I wish Chuck Schwab would speak up. When he does, it will be time to consider buying the dip. For now, while it’s nice to see insiders grabbing shares, the mood isn’t going to turn around overnight.
And if the mood doesn’t turn, there’s no reason to throw money at the stock. That’s the definition of a falling knife and why nobody wants to expend a lot of effort trying to catch it in the air.
What interests me is when contagion talk gets so far out of hand that it strains the limits of reason. There needs to be a rational argument why one company’s bad luck will spill over to hurt another.
If that argument is not compelling, then stocks are falling out of nothing more substantial than fear. I don’t let fear dictate any of my investment decisions.
Right now, 90% of the S&P 500 is down for the month. That includes all but one of the financial names on the index . . . only MKTX is holding up in the storm.

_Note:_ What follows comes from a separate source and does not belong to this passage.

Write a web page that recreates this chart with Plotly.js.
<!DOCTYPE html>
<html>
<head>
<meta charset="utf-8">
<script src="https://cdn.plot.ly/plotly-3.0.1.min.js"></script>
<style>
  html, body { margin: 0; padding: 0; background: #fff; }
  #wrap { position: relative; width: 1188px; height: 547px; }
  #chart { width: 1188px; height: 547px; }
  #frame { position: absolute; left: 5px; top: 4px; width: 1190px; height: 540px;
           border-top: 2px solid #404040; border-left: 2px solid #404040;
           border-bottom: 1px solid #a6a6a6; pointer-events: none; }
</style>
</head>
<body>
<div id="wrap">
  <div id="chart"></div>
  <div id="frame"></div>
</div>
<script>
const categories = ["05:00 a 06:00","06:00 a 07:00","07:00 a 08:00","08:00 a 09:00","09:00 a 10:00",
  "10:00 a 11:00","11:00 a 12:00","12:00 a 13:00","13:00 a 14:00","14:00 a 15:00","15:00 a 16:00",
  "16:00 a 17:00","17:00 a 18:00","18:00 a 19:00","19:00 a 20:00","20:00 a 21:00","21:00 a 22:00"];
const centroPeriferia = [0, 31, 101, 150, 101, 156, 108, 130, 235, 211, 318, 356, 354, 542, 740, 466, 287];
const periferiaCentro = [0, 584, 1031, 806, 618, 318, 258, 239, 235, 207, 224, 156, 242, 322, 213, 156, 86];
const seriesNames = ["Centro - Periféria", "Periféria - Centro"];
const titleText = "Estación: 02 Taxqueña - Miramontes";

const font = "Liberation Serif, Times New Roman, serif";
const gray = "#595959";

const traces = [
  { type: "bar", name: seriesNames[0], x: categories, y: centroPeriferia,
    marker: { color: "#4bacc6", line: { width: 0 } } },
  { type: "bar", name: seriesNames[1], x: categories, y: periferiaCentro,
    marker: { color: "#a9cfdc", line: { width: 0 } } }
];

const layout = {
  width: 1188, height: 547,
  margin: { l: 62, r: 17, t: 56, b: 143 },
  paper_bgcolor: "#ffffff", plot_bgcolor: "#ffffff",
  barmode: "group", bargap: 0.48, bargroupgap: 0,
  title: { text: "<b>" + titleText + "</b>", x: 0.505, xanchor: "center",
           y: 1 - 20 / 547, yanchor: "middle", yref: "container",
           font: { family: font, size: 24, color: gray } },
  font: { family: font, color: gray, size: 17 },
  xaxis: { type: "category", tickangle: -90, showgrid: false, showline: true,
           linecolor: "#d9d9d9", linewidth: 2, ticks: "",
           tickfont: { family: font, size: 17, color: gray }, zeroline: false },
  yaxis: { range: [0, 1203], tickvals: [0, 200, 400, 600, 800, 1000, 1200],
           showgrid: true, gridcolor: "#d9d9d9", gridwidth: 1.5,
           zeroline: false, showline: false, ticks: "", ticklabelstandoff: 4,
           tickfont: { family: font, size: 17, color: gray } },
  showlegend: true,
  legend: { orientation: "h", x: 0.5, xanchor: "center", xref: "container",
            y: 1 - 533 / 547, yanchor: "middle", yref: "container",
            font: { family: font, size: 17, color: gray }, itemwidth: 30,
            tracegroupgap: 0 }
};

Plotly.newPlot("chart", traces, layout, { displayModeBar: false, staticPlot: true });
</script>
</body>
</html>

Maybe the entire sector needs to be quarantined. All right. I get it. But unless every single bank, brokerage firm and insurance carrier fails, I’m not seeing a reason for Big Energy to be crashing.
Yes, pain for the financials could signal a deep recession on the horizon and that’s not constructive for oil demand. But the link isn’t as ironclad as Wall Street seems to be thinking.

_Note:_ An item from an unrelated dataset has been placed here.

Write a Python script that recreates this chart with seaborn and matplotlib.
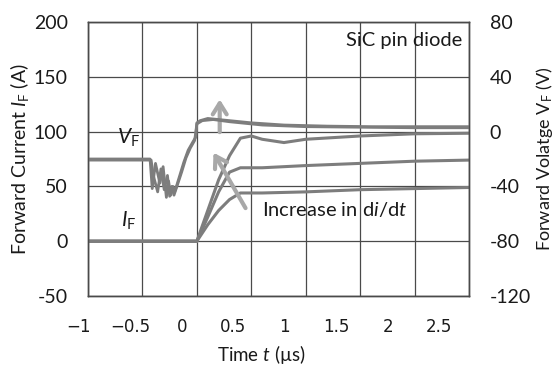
import matplotlib
matplotlib.use("Agg")
import matplotlib.pyplot as plt
import matplotlib.transforms as mtransforms
from matplotlib.ticker import NullFormatter
import seaborn as sns
import pandas as pd

# ---- data ----
# Forward current traces (A), three di/dt values
t_if_low = [-1.0, 0.0, 0.1, 0.2, 0.3, 0.4, 0.6, 1.0, 1.5, 2.0, 2.5]
if_low = [0, 0, 15, 28, 38, 44, 44, 45, 47, 48, 49]
t_if_mid = [-1.0, 0.0, 0.1, 0.2, 0.3, 0.4, 0.6, 1.0, 1.5, 2.0, 2.5]
if_mid = [0, 0, 22, 45, 63, 67, 67, 69, 71, 73, 74]
t_if_fast = [-1.0, 0.0, 0.1, 0.2, 0.3, 0.4, 0.5, 0.6, 0.8, 1.0, 1.5, 2.0, 2.5]
if_fast = [0, 0, 28, 56, 78, 94, 96, 93, 90, 93, 96, 98, 98.5]

# Forward voltage traces (V)
t_vf_a = [-1.0, -0.43, -0.41, -0.38, -0.34, -0.31, -0.28, -0.26, -0.24, -0.22,
          -0.20, -0.16, -0.12, -0.08, -0.04, -0.01, 0.0, 0.03, 0.1, 0.2, 0.3,
          0.5, 0.8, 1.2, 1.6, 2.0, 2.5]
vf_a = [-20, -20, -41.6, -23.2, -37.6, -25.6, -48, -36, -46.4, -40, -43.2,
        -32.8, -22.4, -13.6, -8, -4, 6.4, 8, 9.6, 8.8, 8, 6.4, 4.8, 4, 3.6, 3.6, 3.6]
t_vf_b = [-1.0, -0.42, -0.40, -0.36, -0.33, -0.30, -0.27, -0.25, -0.23, -0.21,
          -0.18, -0.14, -0.10, -0.06, -0.02, 0.0, 0.05, 0.15, 0.3, 0.6, 1.0,
          1.5, 2.0, 2.5]
vf_b = [-20.8, -20.8, -32, -44, -27.2, -42.4, -32, -47.2, -40, -46.4, -39.2,
        -29.6, -19.2, -12, -6.4, 5.6, 8, 8.8, 7.2, 4.8, 3.6, 3.2, 2.8, 2.8]

x_ticks = [-1, -0.5, 0, 0.5, 1, 1.5, 2, 2.5]
x_tick_labels = ["\u22121", "\u22120.5", "0", "0.5", "1", "1.5", "2", "2.5"]
left_ticks = [-50, 0, 50, 100, 150, 200]
right_ticks = [-120, -80, -40, 0, 40, 80]

# ---- style ----
sns.set_style("white")
plt.rcParams["font.family"] = ["Lato", "DejaVu Sans"]
plt.rcParams["mathtext.fontset"] = "custom"
plt.rcParams["mathtext.rm"] = "Lato"
plt.rcParams["mathtext.it"] = "Lato:italic"

curve_c = "#7d7d7d"
arrow_c = "#a8a8a8"
grid_c = "#4a4a4a"
text_c = "#1a1a1a"

W, H = 557, 365
L, R, T, B = 88, 469, 22, 296
fig = plt.figure(figsize=(W / 100, H / 100), dpi=100)
ax = fig.add_axes([L / W, (H - B) / H, (R - L) / W, (B - T) / H])
ax2 = ax.twinx()

def df(t, v):
    return pd.DataFrame({"t": t, "v": v})

for t, v in [(t_if_low, if_low), (t_if_mid, if_mid), (t_if_fast, if_fast)]:
    sns.lineplot(data=df(t, v), x="t", y="v", ax=ax, color=curve_c, lw=2.2,
                 estimator=None, sort=False)
for t, v in [(t_vf_a, vf_a), (t_vf_b, vf_b)]:
    sns.lineplot(data=df(t, v), x="t", y="v", ax=ax2, color=curve_c, lw=2.0,
                 estimator=None, sort=False)

ax.set_xticks(x_ticks)
ax.xaxis.set_major_formatter(NullFormatter())
ax.tick_params(axis="x", length=0)
ax.set_xlim(-1, 2.5)

# x tick labels sit on a slightly compressed scale in the reference
label_scale = 0.945
label_shift = -0.083
blend = mtransforms.blended_transform_factory(ax.transData, ax.transAxes)
for x, lab in zip(x_ticks, x_tick_labels):
    ax.text(label_shift + (x + 1) * label_scale - 1, -(318 - B) / (B - T), lab,
            transform=blend, ha="center", va="top", fontfamily="DejaVu Sans",
            fontsize=12, color=text_c, clip_on=False)

ax.set_yticks(left_ticks)
ax.set_yticklabels([str(v) for v in left_ticks], fontsize=14, color=text_c)
ax2.set_yticks(right_ticks)
ax2.set_yticklabels([str(v) for v in right_ticks], fontsize=14, color=text_c)
ax.set_ylim(-50, 200)
ax2.set_ylim(-120, 80)
ax.tick_params(axis="y", length=0, pad=14.5)
ax2.tick_params(axis="y", length=0, pad=15)

ax.grid(True, which="major", color=grid_c, lw=0.9)
ax2.grid(False)
for a in (ax, ax2):
    for s in a.spines.values():
        s.set_color(grid_c)
        s.set_linewidth(1.0)

ax.set_xlabel(r"Time $t$ (µs)", fontsize=13.5, color=text_c)
ax.xaxis.set_label_coords((261 - L) / (R - L), -(343 - B) / (B - T))
ax.set_ylabel(r"Forward Current $I_\mathrm{F}$ (A)", fontsize=14, color=text_c)
ax.yaxis.set_label_coords(-(L - 31) / (R - L), 0.5)
ax2.set_ylabel(r"Forward Volatge V$_\mathrm{F}$ (V)", fontsize=13, color=text_c,
               rotation=90)
ax2.yaxis.set_label_coords(1 + (534 - R) / (R - L), 0.5)

ax.text(2.44, 183.5, "SiC pin diode", ha="right", va="center", fontsize=14.5, color=text_c)
ax.text(-0.63, 94, r"$V_\mathrm{F}$", ha="center", va="center", fontsize=15, color=text_c)
ax.text(-0.63, 19, r"$I_\mathrm{F}$", ha="center", va="center", fontsize=15, color=text_c)
ax.text(0.6, 29, r"Increase in d$\mathit{i}$/d$\mathit{t}$", ha="left", va="center",
        fontsize=14.5, color=text_c)

arrow_kw = dict(arrowstyle="->,head_length=0.8,head_width=0.5", color=arrow_c, lw=3)
ax.annotate("", xy=(0.14, 83), xytext=(0.46, 28), arrowprops=arrow_kw)
ax.annotate("", xy=(0.21, 132), xytext=(0.21, 97), arrowprops=arrow_kw)

fig.savefig("out.png", dpi=100)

I suspect that what’s really going on here is that nervous people are cashing out of everything simply to raise cash. This is a near-universal de-risking move in a world that suddenly looks more threatening than it did a month ago.
How else can you explain the ultra-defensive healthcare sector dropping 3% this month and even the utilities feeling the pain? No matter how many banks go under, we’re going to need to keep the lights on. Contagion just doesn’t work this way.
And Big Tech is actually up 5% in the past month. Aren’t these stocks supposed to be riskier and more speculative, thus more vulnerable to cloudier economic conditions? Here, too, the contagion argument just doesn’t hold water.
This looks more like a rotation than the end of the world. The financials have become the risk zone and tech is now the safe haven. That narrative has changed endless times in the past and will change again.
When Big Tech flinches, I think contagion will hit its natural limit and it will be safe to start buying the banks again . . . provided of course that they can demonstrate that they’re in good shape to face the future.
That’s a capitulation. We’re not quite there yet. But the moment is coming when the blood on Wall Street draws real predators looking for good eating.
Warren Buffett is buying oil stocks. He’s got plenty of bank shares left over from the last financial crisis.
He called the 2008 crash the best buying opportunity in a generation. So if you’re paralyzed with 2008 flashbacks, keep that in mind.
We’re a long way from our Lehman moment here . . . if one even comes.